# Halloween



## texasred (Jan 29, 2012)

With all the new puppies on the forum. I hoping we get some cute pictures of them in costume.


----------



## einspänner (Sep 8, 2012)

I like to dress Scout up and take her for a walk while all the trick-or-treaters are out. This year she's a fairy or a butterfly--not really sure, but it was the best we could scrounge up from old costumes.


----------



## CrazyCash (Jul 12, 2012)

I need to teach Cash this trick!!






Sent from my iPhone using Tapatalk


----------



## texasred (Jan 29, 2012)

I had thought about dressing up one of the dogs, but it's raining here. 
We only had one trick or treater.
Not sure what to do with all the candy I bought ; )


----------



## einspänner (Sep 8, 2012)

CrazyCash said:


> I need to teach Cash this trick!!
> https://youtu.be/SJWytgxi32Q
> 
> 
> Sent from my iPhone using Tapatalk


Or get him a peg leg and a parrot


----------



## CrazyCash (Jul 12, 2012)

einspänner said:


> Or get him a peg leg and a parrot




I've actually looked for a pirate costume with a peg leg but I only find them for small dogs. I'll have to make him one someday!
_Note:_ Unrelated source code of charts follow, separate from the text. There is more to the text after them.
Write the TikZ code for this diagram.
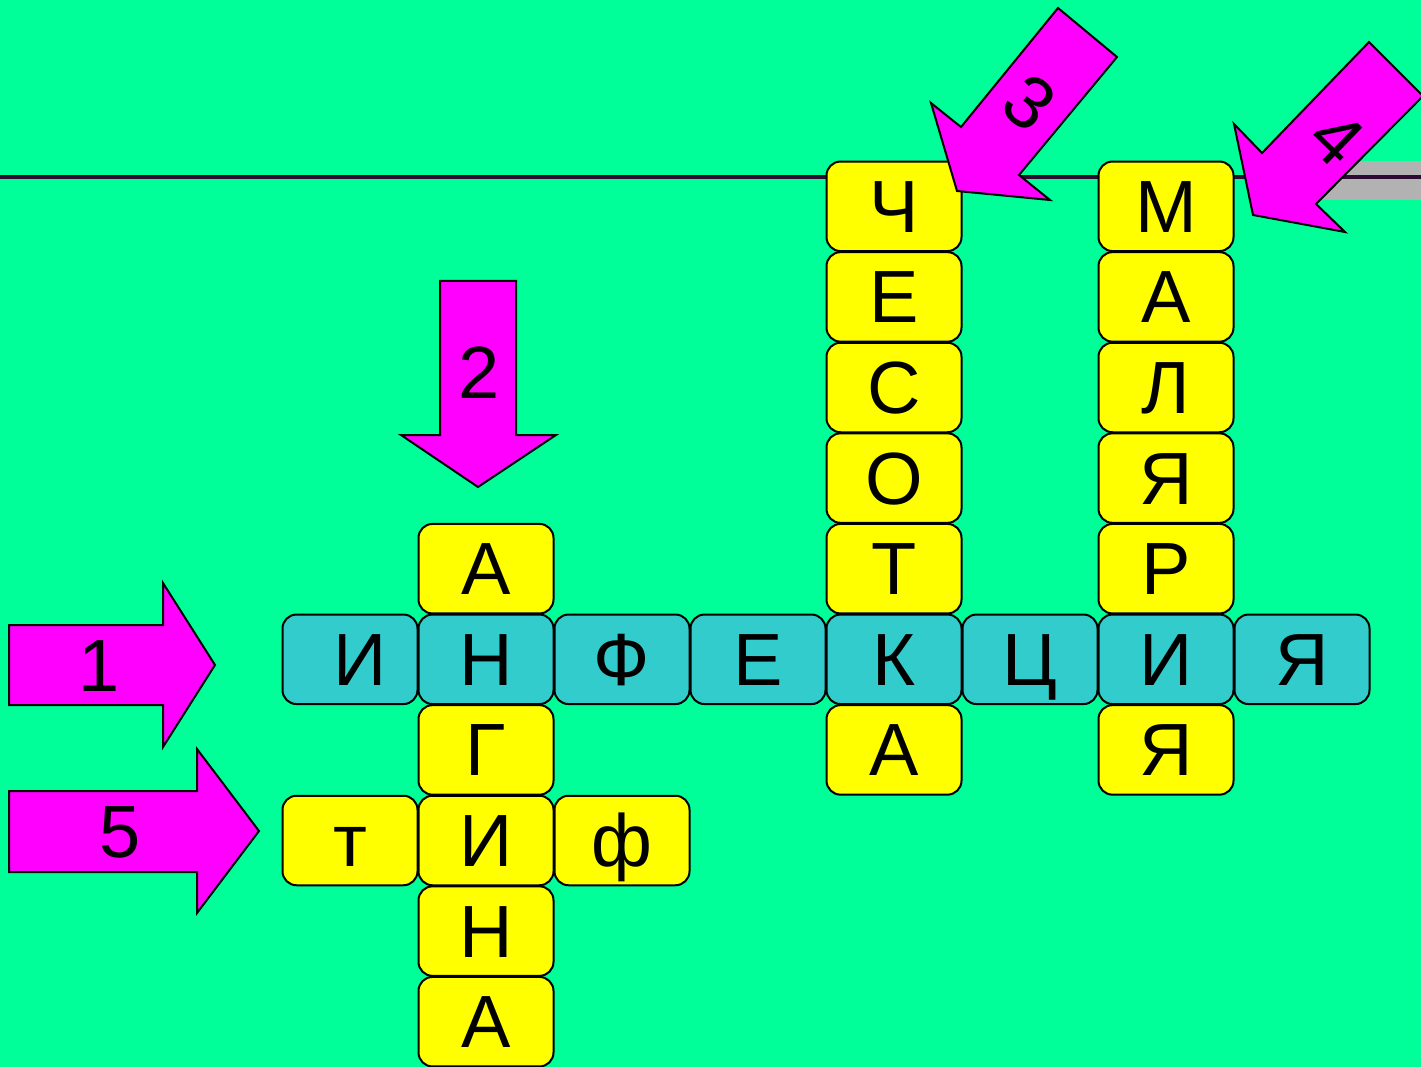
\documentclass[tikz,border=0pt]{standalone}
\usepackage{fontspec}
\setmainfont{Liberation Sans}
\definecolor{bgcol}{RGB}{0,255,153}
\definecolor{cellteal}{RGB}{51,204,204}
\definecolor{cellyel}{RGB}{255,255,0}
\definecolor{mag}{RGB}{255,0,255}
\definecolor{linecol}{RGB}{45,10,50}
\definecolor{barg}{RGB}{178,178,178}
\tikzset{
  cell/.style={draw=black, line width=2pt, rounded corners=14pt,
    minimum width=135pt, minimum height=89.5pt, inner sep=0pt,
    text height=52pt, text depth=0pt, font=\fontsize{74}{80}\selectfont},
  ycell/.style={cell, fill=cellyel},
  tcell/.style={cell, fill=cellteal},
  arrowshape/.style={fill=mag, draw=black, line width=2pt, line join=miter},
  lab/.style={font=\fontsize{74}{80}\selectfont, inner sep=0pt,
    text height=52pt, text depth=0pt}
}
\newcommand\cx[1]{{350+136*#1}}
\newcommand\cy[1]{{206.3+90.6*#1}}
\begin{document}
\begin{tikzpicture}[x=1pt,y=-1pt]
\useasboundingbox (0,0) rectangle (1421,1067);
\clip (0,0) rectangle (1421,1067);
\fill[bgcol] (0,0) rectangle (1421,1067);
% grey bar and horizontal line
\fill[barg] (1300,161) rectangle (1421,200);
\draw[linecol, line width=3.5pt] (0,177) -- (1421,177);
% main word (teal)
\foreach \k/\t in {1/Н,2/Ф,3/Е,4/К,5/Ц,6/И,7/Я}
  \node[tcell] (m\k) at (\cx{\k},\cy{5}) {\t};
\node[tcell] (m0) at (\cx{0},\cy{5}) {\hspace*{20pt}И};
% АНГИНА column
\node[ycell] (a0) at (\cx{1},\cy{4}) {А};
\node[ycell] (a2) at (\cx{1},\cy{6}) {Г};
\node[ycell] (a3) at (\cx{1},\cy{7}) {И};
\node[ycell] (a4) at (\cx{1},\cy{8}) {Н};
\node[ycell] (a5) at (\cx{1},\cy{9}) {А};
\node[ycell] (tf0) at (\cx{0},\cy{7}) {т};
\node[ycell] (tf2) at (\cx{2},\cy{7}) {ф};
% ЧЕСОТКА column
\node[ycell] (c0) at (\cx{4},\cy{0}) {Ч};
\node[ycell] (c1) at (\cx{4},\cy{1}) {Е};
\node[ycell] (c2) at (\cx{4},\cy{2}) {С};
\node[ycell] (c3) at (\cx{4},\cy{3}) {О};
\node[ycell] (c4) at (\cx{4},\cy{4}) {Т};
\node[ycell] (c6) at (\cx{4},\cy{6}) {А};
% МАЛЯРИЯ column
\node[ycell] (r0) at (\cx{6},\cy{0}) {М};
\node[ycell] (r1) at (\cx{6},\cy{1}) {А};
\node[ycell] (r2) at (\cx{6},\cy{2}) {Л};
\node[ycell] (r3) at (\cx{6},\cy{3}) {Я};
\node[ycell] (r4) at (\cx{6},\cy{4}) {Р};
\node[ycell] (r6) at (\cx{6},\cy{6}) {Я};
% arrows
\draw[arrowshape] (9,625) -- (163,625) -- (163,583) -- (215,665) -- (163,747) -- (163,705) -- (9,705) -- cycle;
\node[lab] (n1) at (99,665) {1};
\draw[arrowshape] (9,791) -- (197,791) -- (197,749) -- (259,831) -- (197,913) -- (197,872) -- (9,872) -- cycle;
\node[lab] (n5) at (120,831) {5};
\draw[arrowshape] (440,281) -- (516,281) -- (516,435) -- (556,435) -- (478,487) -- (401,435) -- (440,435) -- cycle;
\node[lab] (n2) at (479,372) {2};
\draw[arrowshape] (1058,8) -- (1117,57) -- (1019,175) -- (1050,200) -- (957,191) -- (931,103) -- (961,127) -- cycle;
\node[lab, rotate=-39] (n3) at (1030,102) {3};
\draw[arrowshape] (1369,42) -- (1423,96) -- (1316,204) -- (1345,232) -- (1253,215) -- (1234,124) -- (1262,153) -- cycle;
\node[lab, rotate=-44] (n4) at (1337,138) {4};
\end{tikzpicture}
\end{document}
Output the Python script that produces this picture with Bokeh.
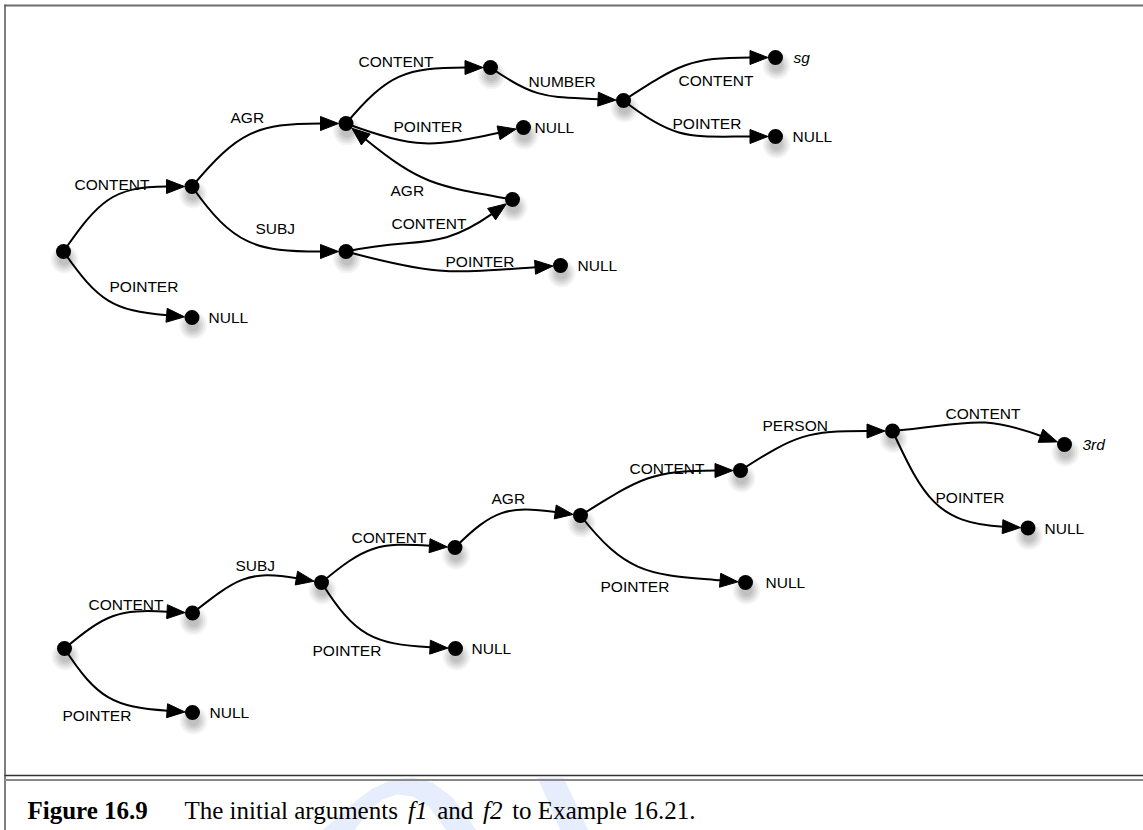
import math
from bokeh.plotting import figure
from bokeh.models import Range1d
from bokeh.core.properties import value
from bokeh.embed import file_html
from bokeh.resources import INLINE

# ---------------- data: the two feature structures f1 (top) and f2 (bottom)
node_id = ["A", "B", "C", "D", "E", "F", "G", "H", "I", "J", "K", "L",
           "a", "b", "c", "d", "e", "f", "g", "h", "i", "j", "k", "l"]
node_x = [63, 191.5, 345.5, 345.5, 490, 623, 775, 775, 523, 512, 560, 191.5,
          64, 192, 321, 454.5, 580, 740, 892, 1064, 1027.5, 745, 455, 192]
node_y = [251, 186, 123, 251, 67, 100, 57, 136, 127, 199, 265, 317,
          648, 612.5, 582, 547, 515, 470, 430.5, 444, 527.5, 582, 648, 712]

edge_src = ["A", "A", "B", "B", "C", "C", "E", "F", "F", "D", "J", "D",
            "a", "a", "b", "c", "c", "d", "e", "e", "f", "g", "g"]
edge_dst = ["B", "L", "C", "D", "E", "I", "F", "G", "H", "J", "C", "K",
            "b", "l", "c", "d", "k", "e", "f", "j", "g", "h", "i"]
edge_label = ["CONTENT", "POINTER", "AGR", "SUBJ", "CONTENT", "POINTER", "NUMBER",
              "CONTENT", "POINTER", "CONTENT", "AGR", "POINTER",
              "CONTENT", "POINTER", "SUBJ", "CONTENT", "POINTER", "AGR", "CONTENT",
              "POINTER", "PERSON", "CONTENT", "POINTER"]
edge_out_deg = [-55, 55, -50, 55, -50, 20, 35, -33, 38, -12, -170, 15,
                -40, 57, -38, -40, 58, -45, -32, 52, -33, -5, 65]
edge_in_deg = [0, 5, 0, 0, 0, -12, 3, 0, 0, -35, -141, -4,
               3, 4, 10, 4, 3, 8, 0, 5, 0, 20, 3]
label_x = [74, 109, 230, 255, 358, 393, 528, 678, 672, 391, 390, 445,
           88, 62, 235, 351, 312, 491, 629, 600, 762, 945, 935]
label_y = [184, 286, 117, 228, 61, 126, 81, 80, 123, 223, 190, 261,
           604, 715, 565, 537, 650, 498, 468, 586, 425, 413, 497]

atom_node = ["G", "H", "I", "K", "L", "h", "i", "j", "k", "l"]
atom_text = ["sg", "NULL", "NULL", "NULL", "NULL", "3rd", "NULL", "NULL", "NULL", "NULL"]
atom_x = [793, 792, 534, 577, 208, 1082, 1044, 765, 471, 209]

caption_bold = "Figure 16.9"
caption_parts = ["The initial arguments", "f1", "and", "f2", "to Example 16.21."]
caption_italic = [False, True, False, True, False]

# ---------------- figure (data units == screen pixels)
W, H = 1143, 830
p = figure(width=W, height=H, x_range=Range1d(0, W), y_range=Range1d(H, 0),
           output_backend="svg", toolbar_location=None, min_border=0,
           x_axis_location=None, y_axis_location=None)
p.grid.visible = False
p.outline_line_color = None
p.background_fill_color = "white"
p.border_fill_color = "white"

# faint watermark behind the caption
wm = "#e6edfc"
p.patch(x=[322, 352, 372, 392, 412, 432, 452, 476, 446, 428, 412, 396, 382, 368, 354],
        y=[830, 803, 788, 779, 777, 782, 797, 830, 830, 806, 796, 794, 799, 810, 830],
        fill_color=wm, line_color=None)
p.patch(x=[537, 563, 588, 560], y=[777, 777, 830, 830], fill_color=wm, line_color=None)

# frame lines
p.segment(x0=[4], y0=[5], x1=[W], y1=[5], line_color="#6e6e6e", line_width=2)
p.segment(x0=[4.5], y0=[4], x1=[4.5], y1=[H], line_color="#555555", line_width=1.5)
p.segment(x0=[4], y0=[775], x1=[W], y1=[775], line_color="#333333", line_width=1.5)
p.segment(x0=[4], y0=[779.5], x1=[W], y1=[779.5], line_color="#8a8a8a", line_width=2)

pos = {n: (x, y) for n, x, y in zip(node_id, node_x, node_y)}

# node shadows
for r, a in [(14, 0.04), (12, 0.05), (10, 0.055), (8, 0.06), (6, 0.06)]:
    p.scatter(x=[x + 1 for x in node_x], y=[y + 8 for y in node_y], size=2 * r,
              marker="circle", fill_color="black", line_color=None, fill_alpha=a)

# edges
R, AL, AW = 7.5, 18.0, 14.0
bz = dict(x0=[], y0=[], x1=[], y1=[], cx0=[], cy0=[], cx1=[], cy1=[])
axs, ays = [], []
for s, t, a0, a1 in zip(edge_src, edge_dst, edge_out_deg, edge_in_deg):
    x0, y0 = pos[s]
    xt, yt = pos[t]
    u0 = (math.cos(math.radians(a0)), math.sin(math.radians(a0)))
    u1 = (math.cos(math.radians(a1)), math.sin(math.radians(a1)))
    tipx, tipy = xt - R * u1[0], yt - R * u1[1]
    bx, by = tipx - (AL - 0.5) * u1[0], tipy - (AL - 0.5) * u1[1]
    d = math.hypot(bx - x0, by - y0)
    bz["x0"].append(x0); bz["y0"].append(y0)
    bz["x1"].append(bx); bz["y1"].append(by)
    bz["cx0"].append(x0 + 0.5 * d * u0[0]); bz["cy0"].append(y0 + 0.5 * d * u0[1])
    bz["cx1"].append(bx - 0.45 * d * u1[0]); bz["cy1"].append(by - 0.45 * d * u1[1])
    px, py = -u1[1], u1[0]
    mx, my = tipx - AL * u1[0], tipy - AL * u1[1]
    axs.append([tipx, mx + AW / 2 * px, mx - AW / 2 * px])
    ays.append([tipy, my + AW / 2 * py, my - AW / 2 * py])

p.bezier(line_color="black", line_width=2, **bz)
p.patches(xs=axs, ys=ays, fill_color="black", line_color="black", line_width=1)

# nodes
p.scatter(x=node_x, y=node_y, size=15, marker="circle", fill_color="black", line_color=None)

# edge labels
p.text(x=label_x, y=label_y, text=edge_label, text_font=value("Liberation Sans"),
       text_font_size="15.5px", text_baseline="middle", text_align="left", text_color="black")

# atomic values
for style in ["normal", "italic"]:
    sel = [i for i, t in enumerate(atom_text) if (t != "NULL") == (style == "italic")]
    p.text(x=[atom_x[i] for i in sel], y=[pos[atom_node[i]][1] for i in sel],
           text=[atom_text[i] for i in sel], text_font=value("Liberation Sans"),
           text_font_size="15.5px", text_font_style=style, text_baseline="middle",
           text_align="left", text_color="black")

# caption (Times metrics used to lay the segments out)
roman = {" ": 250, "T": 611, "h": 500, "e": 444, "i": 278, "n": 500, "t": 278, "a": 444,
         "l": 278, "r": 333, "g": 500, "u": 500, "m": 778, "s": 389, "d": 500, "o": 500,
         "E": 611, "x": 500, "p": 500, "1": 500, "6": 500, ".": 250, "2": 500}
ital = {"f": 278, "1": 500, "2": 500}
CFS, CY, X0, XEND = 25, 810, 184.0, 695.0
p.text(x=[27], y=[CY], text=[caption_bold], text_font=value("Liberation Serif"),
       text_font_size=f"{CFS}px", text_font_style="bold", text_baseline="alphabetic")
widths = [sum((ital if it else roman).get(ch, 500) for ch in s) * CFS / 1000.0
          for s, it in zip(caption_parts, caption_italic)]
gap = (XEND - X0 - sum(widths)) / (len(widths) - 1)
cx = X0
seg_x = []
for wdt in widths:
    seg_x.append(cx)
    cx += wdt + gap
for it, st in [(False, "normal"), (True, "italic")]:
    idx = [i for i, v in enumerate(caption_italic) if v == it]
    p.text(x=[seg_x[i] for i in idx], y=[CY] * len(idx), text=[caption_parts[i] for i in idx],
           text_font=value("Liberation Serif"), text_font_size=f"{CFS}px",
           text_font_style=st, text_baseline="alphabetic")

open("out.html", "w").write(file_html(p, INLINE))
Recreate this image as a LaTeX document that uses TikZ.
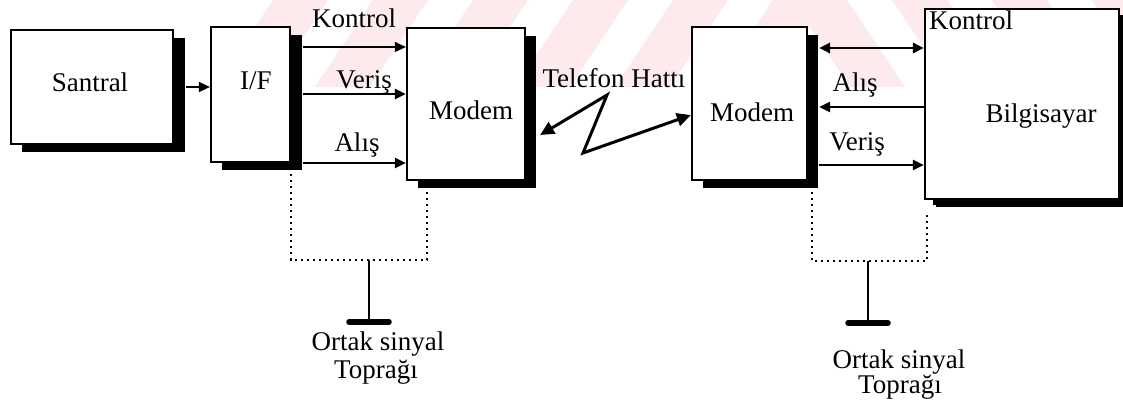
\documentclass[tikz,border=0pt]{standalone}
\usepackage{fontspec}
\setmainfont{Liberation Serif}
\usetikzlibrary{arrows.meta,shadows}
\definecolor{wmpink}{RGB}{253,234,236}

\begin{document}
\begin{tikzpicture}[x=1pt,y=-1pt,
  font=\fontsize{27}{29}\selectfont,
  blk/.style={draw, line width=2.2pt, fill=white, inner sep=0pt,
    drop shadow={shadow xshift=11pt, shadow yshift=-8pt, fill=black, opacity=1}},
  lbl/.style={inner sep=0pt, text height=0.68em, text depth=0.22em},
  sig/.style={-{Triangle[length=11pt,width=10pt]}},
  dbl/.style={{Triangle[length=11pt,width=10pt]}-{Triangle[length=11pt,width=10pt]}},
  zig/.style={{Triangle[length=14pt,width=13pt]}-{Triangle[length=14pt,width=13pt]},
    line width=3pt, line join=miter},
  gndbox/.style={line width=2.2pt, dash pattern=on 2.2pt off 3.8pt},
  stem/.style={line width=2.6pt},
  gndbar/.style={line width=5.5pt, line cap=round}]

\useasboundingbox (0,0) rectangle (1123,408);
\fill[white] (0,0) rectangle (1123,408);

% faint striped band along the top edge
\begin{scope}
  \clip (0,0) rectangle (1123,87);
  \foreach \x in {215,315,415,515,615,715}
    \fill[wmpink] (\x,87) -- (\x+55,87) -- (\x+113,0) -- (\x+58,0) -- cycle;
  \foreach \x in {850,950,1050,1150}
    \fill[wmpink] (\x,87) -- (\x+55,87) -- (\x-3,0) -- (\x-58,0) -- cycle;
\end{scope}

% blocks
\node[blk, minimum width=162pt, minimum height=114pt,
  drop shadow={shadow xshift=12pt, shadow yshift=-8pt, fill=black, opacity=1}]
  (santral) at (92,87) {};
\node[blk, minimum width=79pt, minimum height=135pt,
  drop shadow={shadow xshift=12pt, shadow yshift=-8pt, fill=black, opacity=1}]
  (if) at (250.5,94.5) {};
\node[blk, minimum width=118pt, minimum height=152pt] (modemA) at (466,104) {};
\node[blk, minimum width=115pt, minimum height=153pt] (modemB) at (749.5,103.5) {};
\node[blk, minimum width=194pt, minimum height=190pt,
  drop shadow={shadow xshift=8pt, shadow yshift=-6pt, fill=black, opacity=1}]
  (bilg) at (1022,104) {};

% block captions
\node[lbl] (tSantral) at (90,89) {Santral};
\node[lbl] (tIf) at (256,87) {I/F};
\node[lbl] (tModemA) at (471,117) {Modem};
\node[lbl] (tModemB) at (752,119) {Modem};
\node[lbl] (tBilg) at (1041,120) {Bilgisayar};
\node[lbl] (tKontrolB) at (971,27) {Kontrol};

% santral to interface
\path (santral.east) ++(12,0) coordinate (so);
\draw[sig, line width=1.5pt] (so) -- (if.west |- so);

% interface to modem
\path (if.east) ++(12,0) coordinate (io);
\draw[sig, line width=1.5pt] (io |- 0,47) -- (modemA.west |- 0,47);
\draw[sig, line width=2.4pt] (io |- 0,94) -- (modemA.west |- 0,94);
\draw[sig, line width=2pt] (io |- 0,163) -- (modemA.west |- 0,163);
\node[lbl] (tKontrolA) at (354,25) {Kontrol};
\node[lbl] (tVerisA) at (364,86) {Veriş};
\node[lbl] (tAlisA) at (357,149) {Alış};

% telephone line
\path (modemA.east) ++(14,0) coordinate (mo);
\draw[zig] (mo |- 0,135) -- (607,95) -- (583,153) -- (modemB.west |- 0,115);
\node[lbl] (tHat) at (614,85) {Telefon Hattı};

% modem to computer
\path (modemB.east) ++(11,0) coordinate (mbo);
\draw[dbl, line width=2.8pt] (mbo |- 0,48) -- (bilg.west |- 0,48);
\draw[sig, line width=2.4pt] (bilg.west |- 0,107) -- (mbo |- 0,107);
\draw[sig, line width=2.4pt] (mbo |- 0,165) -- (bilg.west |- 0,165);
\node[lbl] (tAlisB) at (855,89) {Alış};
\node[lbl] (tVerisB) at (857,148) {Veriş};

% common signal ground, left
\coordinate (gA) at (369,260);
\draw[gndbox] (291,174) -- (291,260) -- (427,260) -- (427,192);
\draw[stem] (gA) -- ++(0,62) coordinate (gAb);
\draw[gndbar] ([xshift=-20pt]gAb) -- ([xshift=20pt]gAb);
\node[lbl] (tGndA1) at (378,348) {Ortak sinyal};
\node[lbl] (tGndA2) at (376,376) {Toprağı};

% common signal ground, right
\coordinate (gB) at (868,261);
\draw[gndbox] (812,192) -- (812,261) -- (927,261) -- (927,212);
\draw[stem] (gB) -- ++(0,62) coordinate (gBb);
\draw[gndbar] ([xshift=-20pt]gBb) -- ([xshift=20pt]gBb);
\node[lbl] (tGndB1) at (899,366) {Ortak sinyal};
\node[lbl] (tGndB2) at (900,391) {Toprağı};

\end{tikzpicture}
\end{document}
Sent from my iPhone using Tapatalk


----------



## Andreasen (Oct 25, 2017)

Great video. That little guy is awesome. Thanks for sharing.


----------



## JALVizsla (Nov 16, 2016)

Frankie had two costumes... she was pretty tolerant and even let me do a little photoshoot with them, but as you can see in the supplemental photos, she wasn't shy at telling me what she really thought of my antics.


----------



## einspänner (Sep 8, 2012)

JALVizsla said:


> Frankie had two costumes... she was pretty tolerant and even let me do a little photoshoot with them, but as you can see in the supplemental photos, she wasn't shy at telling me what she really thought of my antics.


Love it! They're all a little sassy.


----------



## Anida (Jun 10, 2016)

Super cute  we've gotten lazy here and don't really dress the dogs up anymore.


----------